If there’s any reasonable comparison between The End and Bellow’s novels, I think it’s that they both involve characters for whom the objects of passion and intellect overlap. The characters get worked up over ideas. What I love in Bellow, and what some of the characters in The End would have loved in him if they were readers-none of my characters are intellectuals, like so many of Bellow’s are-is the exuberance with which he depicts the life of the mind.
It’s a mistake to ascribe the erudition of Bellow’s characters to an old-world insistence that literature must concern elevated ideas. Bellow is an American, like his Chicago-born Augie, and goes “at things as [he has] taught himself, free-style” which in Bellow’s case is also an American style: with great self-assurance and reckless faith in the power of passion and will over reason. The ideas are there because they are part of life, not because they explain life.
And yet explicit ideas take on a greater urgency in Bellow than in any other 20th-century American writer I know, because his characters feel the ideas so deeply. Think of poor Herzog, writing his letters to the great dead geniuses of the past, and of the other Bellow narrators looking with such tenderness and admiration at the dynamo minds of Ravelstein and Humboldt. People don’t just think ideas in a Bellow novel; they experience them.
MCC: You’ve had four readings so far, in New York and Cape Cod. Have any readers surprised you with unexpected takes on your work?
Salvatore: I hadn’t expected that there would be such a diversity of opinion about which character was the emotional center of the book. Some readers have told me they identified most closely with Mrs.

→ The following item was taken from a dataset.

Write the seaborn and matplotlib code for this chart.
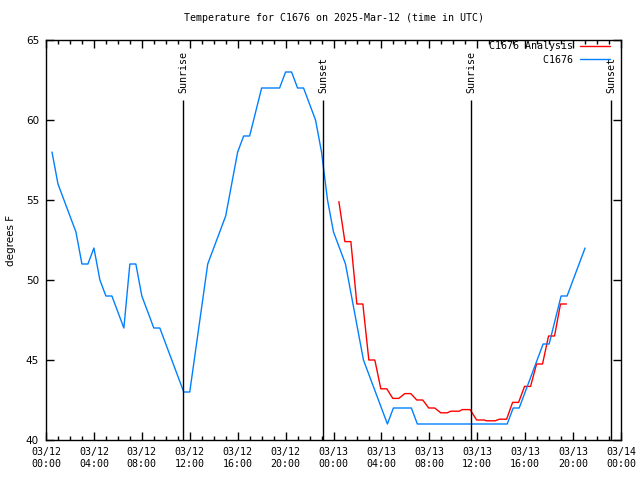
import numpy as np
import pandas as pd
import seaborn as sns
import matplotlib.pyplot as plt
from matplotlib.ticker import MultipleLocator

# hours after 2025-03-12 00:00 UTC, temperature in degrees F
obs_hours = [0.5, 1.0, 2.5, 3.0, 3.5, 4.0, 4.5, 5.0, 5.5, 6.5, 7.0, 7.5, 8.0, 9.0, 9.5,
             11.5, 12.0, 13.5, 14.0, 15.0, 16.0, 16.5, 17.0, 18.0, 19.5, 20.0, 20.5,
             21.0, 21.5, 22.5, 23.0, 23.5, 24.0, 24.5, 25.0, 26.5, 28.5, 29.0, 30.5,
             31.0, 38.5, 39.0, 39.5, 41.5, 42.0, 43.0, 43.5, 45.0]
obs_temp = [58, 56, 53, 51, 51, 52, 50, 49, 49, 47, 51, 51, 49, 47, 47,
            43, 43, 51, 52, 54, 58, 59, 59, 62, 62, 63, 63,
            62, 62, 60, 58, 55, 53, 52, 51, 45, 41, 42, 42,
            41, 41, 42, 42, 46, 46, 49, 49, 52]

an_hours = [24.45, 24.95, 25.45, 25.95, 26.45, 26.95, 27.45, 27.95, 28.45, 28.95,
            29.45, 29.95, 30.45, 30.95, 31.45, 31.95, 32.45, 32.95, 33.5, 33.8,
            34.5, 34.75, 35.4, 35.95, 36.6, 36.75, 37.5, 37.85, 38.45, 38.95,
            39.45, 39.95, 40.45, 40.95, 41.45, 41.95, 42.45, 42.95, 43.45]
an_temp = [54.9, 52.4, 52.4, 48.5, 48.5, 45.0, 45.0, 43.2, 43.2, 42.6,
           42.6, 42.9, 42.9, 42.5, 42.5, 42.0, 42.0, 41.7, 41.7, 41.8,
           41.8, 41.9, 41.9, 41.25, 41.25, 41.2, 41.2, 41.3, 41.3, 42.35,
           42.35, 43.35, 43.35, 44.75, 44.75, 46.5, 46.5, 48.5, 48.5]

sun_labels = ['Sunrise', 'Sunset', 'Sunrise', 'Sunset']
sun_hours = [11.43, 23.12, 35.47, 47.16]

x_ticks = np.arange(0, 49, 4)
x_labels = ['03/12\n00:00', '03/12\n04:00', '03/12\n08:00', '03/12\n12:00', '03/12\n16:00',
            '03/12\n20:00', '03/13\n00:00', '03/13\n04:00', '03/13\n08:00', '03/13\n12:00',
            '03/13\n16:00', '03/13\n20:00', '03/14\n00:00']

df = pd.concat([
    pd.DataFrame({'hours': an_hours, 'temp': an_temp, 'series': 'C1676 Analysis'}),
    pd.DataFrame({'hours': obs_hours, 'temp': obs_temp, 'series': 'C1676'}),
])

sns.set_style('ticks')
plt.rcParams['font.family'] = ['DejaVu Sans Mono']
plt.rcParams['text.color'] = 'black'
plt.rcParams['xtick.color'] = 'black'
plt.rcParams['ytick.color'] = 'black'
plt.rcParams['axes.labelcolor'] = 'black'
mono = 7.2

fig = plt.figure(figsize=(6.4, 4.8), dpi=100)
ax = fig.add_axes([46/640, 40/480, 575/640, 400/480])

sns.lineplot(data=df, x='hours', y='temp', hue='series',
             hue_order=['C1676 Analysis', 'C1676'],
             palette={'C1676 Analysis': '#ff0000', 'C1676': '#0080ff'},
             estimator=None, sort=False, lw=1, ax=ax)

for h, lab in zip(sun_hours, sun_labels):
    ax.vlines(h, 40, 61.25, color='black', lw=1)
    ax.text(h, 61.7, lab, rotation=90, ha='center', va='bottom', fontsize=mono)

ax.set_xlim(0, 48)
ax.set_ylim(40, 65)
ax.set_xticks(x_ticks)
ax.set_xticklabels(x_labels, fontsize=mono)
ax.xaxis.set_minor_locator(MultipleLocator(1))
ax.set_yticks(np.arange(40, 66, 5))
ax.set_yticklabels([str(v) for v in range(40, 66, 5)], fontsize=7.5, family='DejaVu Sans')
ax.tick_params(which='both', direction='in', top=True, right=True, width=1, color='black')
ax.tick_params(which='major', length=6)
ax.tick_params(which='minor', length=3)
ax.tick_params(axis='x', pad=5)
ax.tick_params(axis='y', pad=5)
for s in ax.spines.values():
    s.set_linewidth(1)
    s.set_color('black')

ax.set_xlabel('')
ax.set_ylabel('degrees F', fontsize=7.5, family='DejaVu Sans')
ax.yaxis.set_label_coords(-0.052, 0.5)
ax.set_title('Temperature for C1676 on 2025-Mar-12 (time in UTC)', fontsize=mono, pad=14)

handles, labels = ax.get_legend_handles_labels()
ax.legend(handles, ['C1676 Analysis', '         C1676'], loc='upper right',
          bbox_to_anchor=(0.981, 0.997), frameon=False, markerfirst=False,
          prop={'size': mono, 'family': 'DejaVu Sans Mono'},
          handlelength=3, handletextpad=0.7, labelspacing=0.35, borderpad=0, borderaxespad=0)

fig.savefig('out.png', dpi=100)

Marini, the 93-year-old abortionist who I think of as the book’s central figure; others identified with the young father Enzo; others with the Jeweler; others with Rocco, the Christian baker whose faith abandons him.

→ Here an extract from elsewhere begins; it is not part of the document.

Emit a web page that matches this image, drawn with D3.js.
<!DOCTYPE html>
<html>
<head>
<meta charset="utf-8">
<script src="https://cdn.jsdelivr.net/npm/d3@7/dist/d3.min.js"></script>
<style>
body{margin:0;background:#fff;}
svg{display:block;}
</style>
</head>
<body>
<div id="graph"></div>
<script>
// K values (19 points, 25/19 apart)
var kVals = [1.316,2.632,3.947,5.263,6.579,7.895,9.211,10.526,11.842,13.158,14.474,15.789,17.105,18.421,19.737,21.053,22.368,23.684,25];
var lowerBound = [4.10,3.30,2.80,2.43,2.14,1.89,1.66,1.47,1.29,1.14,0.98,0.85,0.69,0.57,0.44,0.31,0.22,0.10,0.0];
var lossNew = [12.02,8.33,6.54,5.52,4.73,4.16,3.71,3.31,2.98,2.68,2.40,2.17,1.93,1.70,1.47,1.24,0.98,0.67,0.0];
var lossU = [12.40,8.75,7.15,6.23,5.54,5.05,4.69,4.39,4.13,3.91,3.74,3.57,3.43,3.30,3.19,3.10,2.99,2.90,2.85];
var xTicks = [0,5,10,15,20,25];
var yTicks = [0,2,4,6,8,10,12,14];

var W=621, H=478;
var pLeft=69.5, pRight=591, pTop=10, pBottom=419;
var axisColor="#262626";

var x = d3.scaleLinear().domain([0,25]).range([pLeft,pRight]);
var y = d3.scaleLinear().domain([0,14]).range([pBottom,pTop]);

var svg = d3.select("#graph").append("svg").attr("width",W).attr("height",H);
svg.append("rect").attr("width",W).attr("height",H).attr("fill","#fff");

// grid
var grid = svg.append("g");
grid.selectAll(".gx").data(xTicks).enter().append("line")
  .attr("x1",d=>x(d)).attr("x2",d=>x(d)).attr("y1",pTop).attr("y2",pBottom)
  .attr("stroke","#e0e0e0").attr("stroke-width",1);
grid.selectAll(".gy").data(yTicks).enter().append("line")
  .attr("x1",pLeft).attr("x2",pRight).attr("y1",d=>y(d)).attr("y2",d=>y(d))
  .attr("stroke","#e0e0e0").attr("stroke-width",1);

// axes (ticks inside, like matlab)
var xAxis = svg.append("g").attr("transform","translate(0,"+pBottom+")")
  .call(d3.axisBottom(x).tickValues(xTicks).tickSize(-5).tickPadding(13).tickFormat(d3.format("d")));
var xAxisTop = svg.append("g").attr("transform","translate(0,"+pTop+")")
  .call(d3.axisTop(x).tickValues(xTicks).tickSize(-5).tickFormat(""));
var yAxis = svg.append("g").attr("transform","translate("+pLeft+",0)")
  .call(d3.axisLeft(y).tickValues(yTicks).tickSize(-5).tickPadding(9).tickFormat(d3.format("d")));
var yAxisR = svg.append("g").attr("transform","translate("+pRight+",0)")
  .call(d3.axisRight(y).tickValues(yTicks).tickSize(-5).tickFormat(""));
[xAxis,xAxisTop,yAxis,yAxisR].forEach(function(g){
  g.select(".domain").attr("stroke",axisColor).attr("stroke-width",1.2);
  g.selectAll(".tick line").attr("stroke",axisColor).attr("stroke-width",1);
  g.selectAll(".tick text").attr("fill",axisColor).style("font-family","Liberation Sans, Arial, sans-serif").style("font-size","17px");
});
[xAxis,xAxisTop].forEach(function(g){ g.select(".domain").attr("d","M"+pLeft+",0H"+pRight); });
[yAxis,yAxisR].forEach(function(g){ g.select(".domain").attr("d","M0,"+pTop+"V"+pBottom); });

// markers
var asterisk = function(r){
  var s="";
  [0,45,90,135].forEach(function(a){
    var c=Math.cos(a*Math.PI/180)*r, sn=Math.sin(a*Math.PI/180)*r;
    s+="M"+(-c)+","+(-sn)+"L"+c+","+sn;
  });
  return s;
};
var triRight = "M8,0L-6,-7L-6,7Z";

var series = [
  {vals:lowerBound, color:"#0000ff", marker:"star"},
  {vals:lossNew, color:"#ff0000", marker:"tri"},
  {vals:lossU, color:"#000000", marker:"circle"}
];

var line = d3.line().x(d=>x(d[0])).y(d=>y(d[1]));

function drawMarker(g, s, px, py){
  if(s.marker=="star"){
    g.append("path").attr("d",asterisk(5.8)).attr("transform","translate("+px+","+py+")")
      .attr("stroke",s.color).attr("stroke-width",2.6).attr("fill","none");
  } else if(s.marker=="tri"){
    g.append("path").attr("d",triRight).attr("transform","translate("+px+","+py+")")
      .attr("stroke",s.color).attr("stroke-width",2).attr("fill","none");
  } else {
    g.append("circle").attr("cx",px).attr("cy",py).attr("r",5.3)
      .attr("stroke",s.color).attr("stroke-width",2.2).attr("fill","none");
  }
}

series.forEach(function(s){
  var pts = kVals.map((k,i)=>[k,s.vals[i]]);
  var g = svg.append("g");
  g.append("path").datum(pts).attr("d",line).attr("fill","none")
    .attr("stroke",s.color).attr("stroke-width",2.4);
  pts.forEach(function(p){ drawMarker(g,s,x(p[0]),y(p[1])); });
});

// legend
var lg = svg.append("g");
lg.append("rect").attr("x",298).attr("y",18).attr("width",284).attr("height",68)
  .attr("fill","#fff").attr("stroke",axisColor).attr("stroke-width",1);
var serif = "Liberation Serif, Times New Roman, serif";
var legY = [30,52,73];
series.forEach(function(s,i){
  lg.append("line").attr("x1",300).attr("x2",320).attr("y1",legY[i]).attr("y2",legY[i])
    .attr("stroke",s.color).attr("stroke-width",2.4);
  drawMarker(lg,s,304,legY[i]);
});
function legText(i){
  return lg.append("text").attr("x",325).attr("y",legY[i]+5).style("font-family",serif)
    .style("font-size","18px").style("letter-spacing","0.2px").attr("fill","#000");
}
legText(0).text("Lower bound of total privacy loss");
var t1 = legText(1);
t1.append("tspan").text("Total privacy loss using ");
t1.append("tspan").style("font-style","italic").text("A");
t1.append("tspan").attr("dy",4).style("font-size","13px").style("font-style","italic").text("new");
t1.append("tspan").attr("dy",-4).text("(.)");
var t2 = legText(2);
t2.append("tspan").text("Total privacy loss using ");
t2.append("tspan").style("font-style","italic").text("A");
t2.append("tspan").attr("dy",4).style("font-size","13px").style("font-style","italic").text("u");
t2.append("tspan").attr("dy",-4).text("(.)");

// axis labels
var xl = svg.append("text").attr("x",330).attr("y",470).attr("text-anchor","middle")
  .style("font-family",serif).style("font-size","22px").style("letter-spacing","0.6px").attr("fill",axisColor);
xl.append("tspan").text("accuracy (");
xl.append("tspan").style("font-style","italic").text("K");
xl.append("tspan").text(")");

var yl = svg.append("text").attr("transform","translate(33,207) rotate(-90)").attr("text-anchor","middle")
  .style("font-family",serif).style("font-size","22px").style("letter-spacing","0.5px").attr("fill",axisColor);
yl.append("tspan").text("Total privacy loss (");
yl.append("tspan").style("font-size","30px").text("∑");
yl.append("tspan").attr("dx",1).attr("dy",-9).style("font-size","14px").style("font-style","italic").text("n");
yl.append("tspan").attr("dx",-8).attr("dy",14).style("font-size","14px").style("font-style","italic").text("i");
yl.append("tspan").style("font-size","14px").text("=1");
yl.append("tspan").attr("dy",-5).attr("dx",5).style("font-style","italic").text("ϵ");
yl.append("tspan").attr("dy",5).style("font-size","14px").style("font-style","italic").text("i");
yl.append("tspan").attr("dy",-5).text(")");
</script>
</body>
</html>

Whenever I ran aground on a problem I could not solve, a thing or a scene I didn’t know how to characterize or an opinion I felt uncomfortable adopting, I always reminded myself of a piece of advice from the writer Roger Skillings-R.D. Skillings-that I must see as the character sees. That is, to empathize. If this weren’t a moral commandment, it would be a technical one. As Mrs. Marini notes in her cold way: “Empathy was only another shiny tool, like the speculum, for opening up and evacuating.”
That was a sort of first principle, but I didn’t foresee that it would result in characters that were so different from one another and certainly from me.
My ideal wasn’t that they should all be likeable, but that they should be like themselves.
MCC: Am I correct that this book took over a decade to write? What remains of the original idea, the book you started writing ten years ago?
Salvatore: The finished novel is like a house that stands on the ruins of a previous house that stood on the ruins of another house that was built on a meaningless little patch of ground.
The story began with a speck of observation: the menacing sound of a man’s shoes in a stairwell. Then he gets to a door at the top of the stairs. What’s behind the door? That’s all I had.
I had no pre-existing idea of setting, time, character, plot, theme. I observed and tried to stay out of the way. I didn’t want to impose on the freedom of the characters. At the same time, I was composing a novel, which arranges free action so as to culminate in a way that seems, to some degree, inevitable.
That’s what took so long (it’s all true about the ten years, alas). If a writer makes the characters obey his scheme, the characters lose their freedom and the novel becomes just a confection, an allegory. On the other hand, if the writer exercises no control over the characters’ actions, the novel becomes incoherent. I wanted to create an illusion of freedom in an unfree fictional world.
Which seems to have taken a long time.